The main.py utilize the Pong-Duel environment from ma-gym which here serves as the demo. To run it, simply:

python3 ./main.py

Normally, the interaction of will be renderred directly on the screen. If the traning results is expected to be visualized in a video format, one may need to edit the maddpg.py file.

There is a configuration determining the ways the interactions are to be presented, namely EXE_ENV. Changing it anything else other than "TEST" can instruct the model to save the video frames as an serialized numpy array file at output/video.npz.

Collaboration

For details, you are recommended to go through our Wiki

We appologize that currently only the simplified Chinese version is provided. We promise that the English version will later be prepared as well.

Code structure

  • maddpg.py is the core implementation of the algorithm, which encapsulates a TD3 object inside and invoke the corresponding TD3 methods for training and evaluating.
  • env_wrapper.py implements the wrapper for multi-agent environments and the vectorized multi-agent environment which support multiple multi-agent wrapper in the same time.
  • ma_policy.py implements the actor-critic algorithm for multi-agent settings, which is corresponding to the core of the paper.
  • buffer.py customizes the replay buffer for multi-agent interaction.
  • main.py implements a demo based on Pong-Duel environment from ma-gym
  • The rest files which are ended with _test suffix are unit tests, all based on the unittest module.

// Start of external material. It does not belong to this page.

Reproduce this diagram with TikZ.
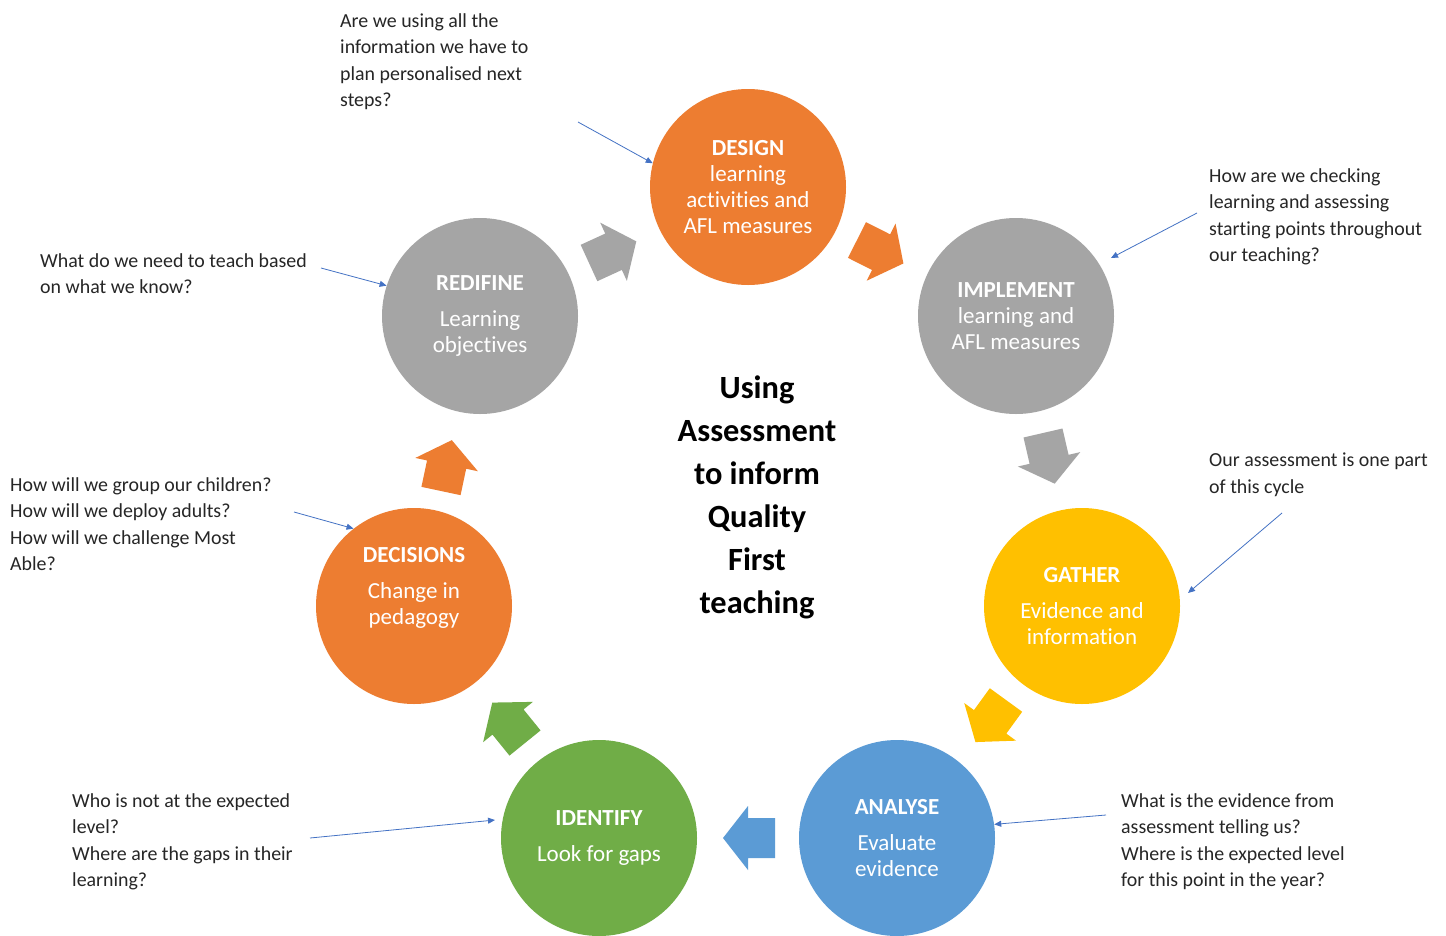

Switch to other environments

To switch to other environments, this Wiki page might be helpful. Moreoever, since our test cases are based on MA-GYM, it is as well recommended to check the implementation there and to code for your own multi-agent environment based on a similar ideology.

Breifly speaking, you just need to:

  1. Prepare a environment class;
  2. Register that class to GYM framework with some name, and finally,
  3. Replace the value of ENV_NAME in main.py with the name which you have registered your env with.